Em busca de tratamento, veio para a África do Sul e se instalou em uma das townships (equivalentes às nossas favelas, porém com estrutura mais precária) da Cidade do Cabo. “Quando eles identificavam que o Pedro era deficiente, se aproveitavam da situação para roubá-lo”, lembra Gessé.
A vida do refugiado mudou quando ele conheceu os brasileiros. “Tem sido um trampolim para alcançar alguns dos meus sonhos. Vivendo como refugiado na África do Sul, ainda mais cego, seria praticamente impossível conquistar o que eu desejo. Tinha a sensação de estar afundando numa areia movediça, quando, de repente, fui resgatado”.
A história de Pedro rende um livro que já está sendo produzido. “Uma história de superação que, certamente, ajudará pessoas que passam por situações difíceis no Brasil e em qualquer lugar do mundo”, diz o missionário.
No mesmo clima de Pedro, Daniel Ernesto, de 22 anos, comemora a boa fase. “Hoje trabalho em uma gráfica. Estou mais feliz e com expectativas em relação ao futuro”, conta o angolano que chegou há quatro anos à África do Sul. Ele divide a casa com outros amigos lembrando que é a melhor alternativa para sobreviver. “A gente reparte os gastos e assim eu posso pensar em estudar engenharia”, completa.
Conterrâneo de Pedro e Daniel, outro jovem reconhece o trabalho dos missionários brasileiros com quem ele estuda informática, teclado e inglês. Valdemiro Ndiro tem 17 anos e está no colégio, mas já pensando na universidade. “Eu não tinha como estudar em Angola e por isso vim para cá. Depois da universidade, que é o meu objetivo, volto”, diz determinado.
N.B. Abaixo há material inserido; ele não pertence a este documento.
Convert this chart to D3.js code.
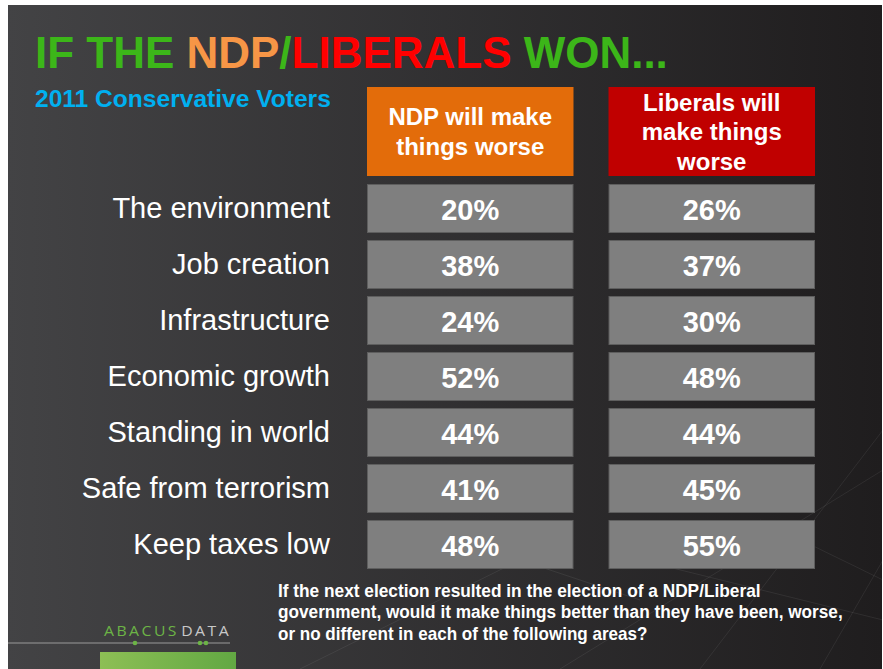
<!DOCTYPE html>
<html>
<head>
<meta charset="utf-8">
<script src="https://cdn.jsdelivr.net/npm/d3@7"></script>
<style>
  body { margin: 0; background: #fff; }
  svg { display: block; }
</style>
</head>
<body>
<div id="chart"></div>
<script>
// data
var categories = ["The environment", "Job creation", "Infrastructure", "Economic growth",
  "Standing in world", "Safe from terrorism", "Keep taxes low"];
var ndpWorse = [20, 38, 24, 52, 44, 41, 48];
var liberalWorse = [26, 37, 30, 48, 44, 45, 55];
var seriesKeys = ["ndp", "lib"];
var seriesHeaders = [["NDP will make", "things worse"], ["Liberals will", "make things", "worse"]];
var seriesColors = ["#e36c0a", "#c00000"];
var footerLines = ["If the next election resulted in the election of a NDP/Liberal",
  "government, would it make things better than they have been, worse,",
  "or no different in each of the following areas?"];

var svgWidth = 883;
var svgHeight = 669;
var font = "'Liberation Sans', Arial, sans-serif";

var svg = d3.select("#chart").append("svg")
  .attr("width", svgWidth)
  .attr("height", svgHeight);

// stretch/squeeze a text horizontally to a given width, around its anchor x
function fitWidth(sel, x, targetWidth) {
  var w = sel.node().getComputedTextLength();
  var s = targetWidth / w;
  sel.attr("transform", `translate(${x},0) scale(${s},1) translate(${-x},0)`);
}

// background gradient
var defs = svg.append("defs");
var bg = defs.append("linearGradient").attr("id", "bg").attr("x1", 0).attr("x2", 1).attr("y1", 0).attr("y2", 0);
bg.append("stop").attr("offset", "0%").attr("stop-color", "#434345");
bg.append("stop").attr("offset", "100%").attr("stop-color", "#1f1d1e");
var logoGrad = defs.append("linearGradient").attr("id", "logoGrad").attr("x1", 0).attr("x2", 1);
logoGrad.append("stop").attr("offset", "0%").attr("stop-color", "#8dbf55");
logoGrad.append("stop").attr("offset", "100%").attr("stop-color", "#62a843");

svg.append("rect")
  .attr("x", 8).attr("y", 5)
  .attr("width", svgWidth - 9).attr("height", svgHeight - 5)
  .attr("fill", "url(#bg)");

// faint network lines in the background
var netLines = [[560, 669, 883, 470], [700, 669, 883, 430], [820, 669, 883, 560],
  [640, 560, 883, 620], [300, 669, 520, 560], [760, 520, 883, 580], [520, 560, 640, 600]];
svg.append("g").selectAll("line")
  .data(netLines)
  .enter().append("line")
  .attr("x1", d => d[0]).attr("y1", d => d[1])
  .attr("x2", d => d[2]).attr("y2", d => d[3])
  .attr("stroke", "#ffffff").attr("stroke-opacity", 0.07).attr("stroke-width", 1);

// title
var title = svg.append("text")
  .attr("x", 35).attr("y", 68)
  .attr("font-family", font)
  .attr("font-weight", "bold")
  .attr("font-size", 44);
title.append("tspan").attr("fill", "#3cb619").text("IF THE ");
title.append("tspan").attr("fill", "#f79646").text("NDP");
title.append("tspan").attr("fill", "#3cb619").text("/");
title.append("tspan").attr("fill", "#ff0000").text("LIBERALS");
title.append("tspan").attr("fill", "#3cb619").text(" WON...");
fitWidth(title, 35, 633);

var subtitle = svg.append("text")
  .attr("x", 35).attr("y", 107)
  .attr("font-family", font)
  .attr("font-weight", "bold")
  .attr("font-size", 23.5)
  .attr("fill", "#00b0f0")
  .text("2011 Conservative Voters");
fitWidth(subtitle, 35, 296);

// scales
var yScale = d3.scaleBand()
  .domain(categories)
  .range([184, 569])
  .paddingInner(0.125);

var xScale = d3.scaleBand()
  .domain(seriesKeys)
  .range([367, 815])
  .paddingInner(0.145);

// header boxes
var headerTop = 87, headerBottom = 176;
var headers = svg.append("g").selectAll("g")
  .data(seriesKeys)
  .enter().append("g");

headers.append("rect")
  .attr("x", d => xScale(d))
  .attr("y", headerTop)
  .attr("width", xScale.bandwidth())
  .attr("height", headerBottom - headerTop)
  .attr("fill", (d, i) => seriesColors[i]);

headers.each(function(d, i) {
  var lines = seriesHeaders[i];
  var lineH = 29.5;
  var mid = (headerTop + headerBottom) / 2;
  var firstBase = mid - (lines.length - 1) * lineH / 2 + 8.5;
  d3.select(this).selectAll("text")
    .data(lines)
    .enter().append("text")
    .attr("x", xScale(d) + xScale.bandwidth() / 2)
    .attr("y", (t, j) => firstBase + j * lineH)
    .attr("text-anchor", "middle")
    .attr("font-family", font)
    .attr("font-weight", "bold")
    .attr("font-size", 24)
    .attr("fill", "#ffffff")
    .text(t => t);
});

// row labels
svg.append("g").selectAll("text")
  .data(categories)
  .enter().append("text")
  .attr("x", 330)
  .attr("y", d => yScale(d) + yScale.bandwidth() / 2 + 9)
  .attr("text-anchor", "end")
  .attr("font-family", font)
  .attr("font-size", 29)
  .attr("fill", "#ffffff")
  .text(d => d);

// value cells
var rows = categories.map(function(c, i) {
  return { cat: c, values: [ndpWorse[i], liberalWorse[i]] };
});

var cells = svg.append("g").selectAll("g")
  .data(rows)
  .enter().append("g");

cells.selectAll("rect")
  .data(d => d.values.map((v, k) => ({ cat: d.cat, key: seriesKeys[k], v: v })))
  .enter().append("rect")
  .attr("x", d => xScale(d.key) + 0.5)
  .attr("y", d => yScale(d.cat) + 0.5)
  .attr("width", xScale.bandwidth() - 1)
  .attr("height", yScale.bandwidth() - 1)
  .attr("fill", "#7f7f7f")
  .attr("stroke", "#5e5e5e")
  .attr("stroke-width", 1);

cells.selectAll("text")
  .data(d => d.values.map((v, k) => ({ cat: d.cat, key: seriesKeys[k], v: v })))
  .enter().append("text")
  .attr("x", d => xScale(d.key) + xScale.bandwidth() / 2)
  .attr("y", d => yScale(d.cat) + yScale.bandwidth() / 2 + 11)
  .attr("text-anchor", "middle")
  .attr("font-family", font)
  .attr("font-weight", "bold")
  .attr("font-size", 29)
  .attr("fill", "#ffffff")
  .text(d => d.v + "%");

// question text
var footerLen = [483, 565, 370];
svg.append("g").selectAll("text")
  .data(footerLines)
  .enter().append("text")
  .attr("x", 278)
  .attr("y", (d, i) => 597 + i * 21.5)
  .attr("font-family", font)
  .attr("font-weight", "bold")
  .attr("font-size", 17.5)
  .attr("fill", "#ffffff")
  .text(d => d)
  .each(function(d, i) { fitWidth(d3.select(this), 278, footerLen[i]); });

// logo
var logo = svg.append("g");
var logoText = logo.append("text")
  .attr("x", 104).attr("y", 636)
  .attr("font-family", "'Open Sans', 'Liberation Sans', Arial, sans-serif")
  .attr("font-size", 14)
  .attr("letter-spacing", 2.2);
logoText.append("tspan").attr("fill", "#6cb446").text("ABACUS");
logoText.append("tspan").attr("fill", "#c8c8c8").attr("dx", 2).text("DATA");
fitWidth(logoText, 104, 125);

logo.append("line")
  .attr("x1", 8).attr("x2", 230).attr("y1", 643).attr("y2", 643)
  .attr("stroke", "#9a9a9a").attr("stroke-width", 1.2);
logo.selectAll("circle")
  .data([135, 200, 206])
  .enter().append("circle")
  .attr("cx", d => d).attr("cy", 643).attr("r", 2.3)
  .attr("fill", "#6cb446");
logo.append("rect")
  .attr("x", 100).attr("y", 652)
  .attr("width", 136).attr("height", 20)
  .attr("fill", "url(#logoGrad)");
</script>
</body>
</html>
Para se especializar em meio ambiente, Ephenis Nyimba, 31 anos, deixou o Maláui rumo ao país de Mandela. “A vida era muito difícil lá. Aqui também é, mas, pelo menos, posso pensar em estudar”. Ela ainda não tem previsão de quando será concretizado o sonho, mas renova a esperança. “Eu trabalho como empregada doméstica. Ainda não consegui estudar, mas vou!”, conta a refugiada, que faz aulas de informática com os brasileiros.
Ephenis Nyimba, do Maláui, que trabalha como doméstica na África do Sul e quer estudar. (Foto: Divulgação)
As histórias de vida desses refugiados são bem parecidas: pobreza, perdas, mas, principalmente, esperança. É por ela que os africanos substituem as dificuldades na terra natal por novos desafios. O primeiro deles, segundo Silvia, assim que pisam aqui, é reunir os documentos para conquistar direitos. “A África do Sul tem uma dificuldade tremenda em documentos. Cada um diz uma coisa”, conta a brasileira.
O segundo problema é a língua. “Eles até se comunicam, mas não conseguem escrever. Por isso, as aulas de inglês são tão importantes dentro do nosso projeto”. Ela destaca que a compreensão do idioma repercute em outros problemas. “Eles assinam coisas sem saber e muitas vezes trabalham na palavra, sem contrato."
O terceiro problema é a moradia. Na maioria das vezes, partem para as townships e vivem praticamente amontoados, sem qualquer estrutura, alimentando-se mal e sem medicamentos.
Os brasileiros tentam suprir essas carências. "Nós ajudamos todos e percebemos que, com o tempo e a convivência, criam-se laços que podem nos ajudar a mudar a maneira de pensar a vida", diz Silvia.